Onder de Zuid-Nederlandse adel heerste onvrede over de overheersende Spaanse invloed. Om deze adel aan te zetten om tegen het Spaanse gezag in verzet te komen, riep Hendrik van den Bergh vanuit Luik openlijk op tot opstand. De ontevreden adel in het zuiden was echter niet bereid om met het noorden in zee te gaan. Zij stelden hun hoop meer in kardinaal Richelieu.

Groot-Nederlandse historicus P. Geyl omschreef deze oproep in 1632 aan de "Nederlanders" als volgt:[1]

het loffelijk exempel van hunne voor-ouderen, te onttrekken van het bezwaarlijk ende ondraaglijk jok der Spanjaarden ende hunne adherenten, ende zich met deze Geunieerde Provinciën vrijwillig te voegen; presenterende hun daartoe de sterke ende hulpzame hand door assistentie van het leger, welk wij onder het wijs ende kloek, ook voorzichtig beleid van Zijn Excellentie den Heer Frederik Hendrik Prinse van Oranjen te velde hebben gebracht; belovende (aan de) meergemelde Provinciën heiliglijk ende onverbrekelijk mits (bij) dezen, dat wij hen met dezelvige steden ende leden van dien, alsook hare ingezetenen, zo geestelijke als wereldlijke, van wat staat, qualiteit ofte conditie zij zouden mogen zijn (die haar zullen voegen als voren) zullen conserveren ende mainteneren bij hare privilegiën, vrijheden ende rechten, alsook bij de publieke exercitie van de Roomse Katholieke Religie, willende ende desirerende met dezelvige te leven, handelen ende wandelen als goede vrienden, naburen ende bondgenoten.

Tijdens de Veldtocht langs de Maas in 1632 veroverde Frederik Hendrik Venlo, Roermond (waarbij Ernst Casimir van Nassau-Dietz sneuvelde), Sittard en tot slot op 22 augustus 1632 Maastricht. De "Stedendwinger" zag echter af van een veldtocht op Brussel. In 1633 mislukten de vredesbesprekingen met de Noordelijke Nederlanden die landvoogdes Isabella van Spanje had geïnitieerd.

Uitvoering en mislukking[bewerken | brontekst bewerken]

Zie Samenzwering der Edelen voor het hoofdartikel over dit onderwerp.

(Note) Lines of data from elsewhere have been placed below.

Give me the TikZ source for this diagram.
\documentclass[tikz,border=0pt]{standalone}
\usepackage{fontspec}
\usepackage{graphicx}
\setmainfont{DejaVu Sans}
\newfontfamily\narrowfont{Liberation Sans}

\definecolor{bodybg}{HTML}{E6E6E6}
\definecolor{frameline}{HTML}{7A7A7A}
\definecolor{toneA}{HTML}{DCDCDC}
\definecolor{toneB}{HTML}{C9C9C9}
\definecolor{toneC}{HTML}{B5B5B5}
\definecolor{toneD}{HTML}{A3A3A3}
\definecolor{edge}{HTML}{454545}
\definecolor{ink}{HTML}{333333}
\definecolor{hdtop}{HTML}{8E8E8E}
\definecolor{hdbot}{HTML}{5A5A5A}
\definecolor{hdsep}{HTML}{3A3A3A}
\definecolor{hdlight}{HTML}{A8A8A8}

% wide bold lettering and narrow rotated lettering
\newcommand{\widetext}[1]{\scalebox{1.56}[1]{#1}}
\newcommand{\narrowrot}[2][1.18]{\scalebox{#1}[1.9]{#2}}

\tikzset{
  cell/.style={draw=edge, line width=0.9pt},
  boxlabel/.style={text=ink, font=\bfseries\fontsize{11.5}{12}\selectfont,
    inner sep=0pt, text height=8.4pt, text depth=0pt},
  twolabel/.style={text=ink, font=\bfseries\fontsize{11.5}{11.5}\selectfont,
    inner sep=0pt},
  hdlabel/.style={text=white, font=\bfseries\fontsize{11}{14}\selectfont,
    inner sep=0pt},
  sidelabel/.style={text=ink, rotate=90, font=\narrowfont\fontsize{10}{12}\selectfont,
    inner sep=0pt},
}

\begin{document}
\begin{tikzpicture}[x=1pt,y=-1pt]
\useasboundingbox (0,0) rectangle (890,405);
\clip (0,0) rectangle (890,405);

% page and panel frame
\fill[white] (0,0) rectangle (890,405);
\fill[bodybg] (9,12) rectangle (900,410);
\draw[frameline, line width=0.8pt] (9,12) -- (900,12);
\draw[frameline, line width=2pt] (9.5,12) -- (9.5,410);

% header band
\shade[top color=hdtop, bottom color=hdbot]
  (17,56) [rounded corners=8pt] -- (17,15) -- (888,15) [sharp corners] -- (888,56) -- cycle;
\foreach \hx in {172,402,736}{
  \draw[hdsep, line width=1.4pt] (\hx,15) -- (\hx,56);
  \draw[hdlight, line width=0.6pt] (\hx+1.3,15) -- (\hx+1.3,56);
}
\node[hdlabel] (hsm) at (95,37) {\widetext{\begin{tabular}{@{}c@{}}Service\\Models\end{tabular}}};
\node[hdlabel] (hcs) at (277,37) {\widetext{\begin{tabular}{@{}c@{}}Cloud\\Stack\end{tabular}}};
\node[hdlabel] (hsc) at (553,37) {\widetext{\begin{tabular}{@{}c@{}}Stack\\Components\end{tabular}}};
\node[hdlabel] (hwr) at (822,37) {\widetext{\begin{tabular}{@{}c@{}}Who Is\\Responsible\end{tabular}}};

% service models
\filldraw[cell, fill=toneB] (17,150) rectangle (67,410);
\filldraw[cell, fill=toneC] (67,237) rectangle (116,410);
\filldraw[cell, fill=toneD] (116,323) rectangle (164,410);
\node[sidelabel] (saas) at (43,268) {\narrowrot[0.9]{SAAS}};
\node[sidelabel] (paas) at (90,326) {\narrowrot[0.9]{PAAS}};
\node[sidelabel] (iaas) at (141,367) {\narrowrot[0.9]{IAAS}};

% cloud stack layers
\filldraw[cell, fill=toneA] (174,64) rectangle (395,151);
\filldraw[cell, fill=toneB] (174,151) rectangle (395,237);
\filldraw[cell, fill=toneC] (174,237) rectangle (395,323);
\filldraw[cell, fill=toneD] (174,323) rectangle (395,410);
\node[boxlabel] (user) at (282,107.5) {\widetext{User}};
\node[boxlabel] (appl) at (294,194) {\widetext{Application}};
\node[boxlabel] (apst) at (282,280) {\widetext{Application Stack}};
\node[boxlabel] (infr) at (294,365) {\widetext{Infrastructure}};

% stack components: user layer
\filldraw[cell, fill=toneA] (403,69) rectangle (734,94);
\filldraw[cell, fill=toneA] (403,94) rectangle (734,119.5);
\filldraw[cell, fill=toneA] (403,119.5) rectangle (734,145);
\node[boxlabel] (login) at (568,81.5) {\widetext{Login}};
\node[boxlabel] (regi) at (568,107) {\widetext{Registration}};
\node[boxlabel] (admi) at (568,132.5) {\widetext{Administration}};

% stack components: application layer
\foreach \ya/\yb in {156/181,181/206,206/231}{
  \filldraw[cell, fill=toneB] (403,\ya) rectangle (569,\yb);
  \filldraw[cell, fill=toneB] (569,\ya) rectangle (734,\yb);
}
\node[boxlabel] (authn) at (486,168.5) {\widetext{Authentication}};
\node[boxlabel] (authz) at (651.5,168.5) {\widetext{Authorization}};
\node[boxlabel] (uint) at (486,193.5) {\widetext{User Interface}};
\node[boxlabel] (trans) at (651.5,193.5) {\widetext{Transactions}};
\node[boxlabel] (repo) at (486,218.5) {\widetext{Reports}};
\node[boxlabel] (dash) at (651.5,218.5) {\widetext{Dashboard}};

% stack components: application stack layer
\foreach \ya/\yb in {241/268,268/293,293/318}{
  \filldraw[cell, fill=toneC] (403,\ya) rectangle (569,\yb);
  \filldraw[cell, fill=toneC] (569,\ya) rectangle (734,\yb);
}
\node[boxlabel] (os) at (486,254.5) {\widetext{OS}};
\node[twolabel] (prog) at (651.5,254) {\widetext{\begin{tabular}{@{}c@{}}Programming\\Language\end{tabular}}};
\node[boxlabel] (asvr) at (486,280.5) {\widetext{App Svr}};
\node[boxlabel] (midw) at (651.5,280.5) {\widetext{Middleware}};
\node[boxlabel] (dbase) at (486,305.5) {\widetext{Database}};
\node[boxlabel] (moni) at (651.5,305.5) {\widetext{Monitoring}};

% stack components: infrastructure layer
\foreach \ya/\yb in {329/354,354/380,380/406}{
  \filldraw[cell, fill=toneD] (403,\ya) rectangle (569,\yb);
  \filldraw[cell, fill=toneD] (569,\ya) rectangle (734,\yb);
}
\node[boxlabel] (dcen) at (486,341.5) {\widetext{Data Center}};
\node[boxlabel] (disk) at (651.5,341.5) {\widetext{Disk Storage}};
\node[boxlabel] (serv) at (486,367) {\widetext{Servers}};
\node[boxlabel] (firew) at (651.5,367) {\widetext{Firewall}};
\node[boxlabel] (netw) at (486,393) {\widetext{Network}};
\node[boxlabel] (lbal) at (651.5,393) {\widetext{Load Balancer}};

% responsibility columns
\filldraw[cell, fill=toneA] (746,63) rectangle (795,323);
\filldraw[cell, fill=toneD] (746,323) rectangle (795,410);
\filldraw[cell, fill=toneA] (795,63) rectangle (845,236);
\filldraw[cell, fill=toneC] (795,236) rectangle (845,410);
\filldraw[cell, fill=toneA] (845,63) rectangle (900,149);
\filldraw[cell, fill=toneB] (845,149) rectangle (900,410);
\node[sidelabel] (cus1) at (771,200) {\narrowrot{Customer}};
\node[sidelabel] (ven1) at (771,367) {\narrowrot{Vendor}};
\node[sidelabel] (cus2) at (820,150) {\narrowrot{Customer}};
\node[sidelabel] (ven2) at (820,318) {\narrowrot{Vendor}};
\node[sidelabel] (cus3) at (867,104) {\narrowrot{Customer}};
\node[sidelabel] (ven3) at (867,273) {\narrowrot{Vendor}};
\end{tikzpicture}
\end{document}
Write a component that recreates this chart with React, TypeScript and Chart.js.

Het plan om de Nederlands-sprekende gewesten te verenigen met de Republiek, met waarborging van privilegiën en godsdienst, en de Frans-sprekende gewesten met Frankrijk, liep spaak doordat de mogendheden wachtten op een interne revolutie om in te grijpen, terwijl de bij de samenzwering betrokken adel net wachtte op een buitenlandse interventie alvorens op te staan.[2] Uiteindelijk gaf de Engelse agent Balthazar Gerbier het plan aan aan de regering van Albrecht en Isabella, waarvoor hij 20.000 écu beloning ontving. Er werden enkele arrestaties verricht.

Gevolgen[bewerken | brontekst bewerken]

  • De Tachtigjarige Oorlog woedde voort, waarbij regelmatig rooftochten vanuit de Noordelijke Nederlanden gepleegd werden.
  • Isabella van Spanje moest het Spaanse gezag herstellen en riep daartoe de Zuidelijke Staten-Generaal bijeen, wat de laatste keer zou zijn.[2]
  • Onvrede bij de adel in Zuidelijke Nederlanden bleef bestaan, wat resulteerde in het Verdelingsplan 'de grens der taele', waarbij van Noord-Nederlandse kant Adriaen Pauw en Johan de Knuyt betrokken waren.
  • In 1634 werd op dezelfde basis een geheim verdrag overeengekomen tussen de Republiek en Frankrijk dat het jaar daarop als het Traité de Partage werd vastgelegd. De afloop was niet naar verwachting en de machtige provincies van de Republiek, vooral Holland, die in de minderheid waren, keerden zich intussen geleidelijk tegen Frederik Hendrik.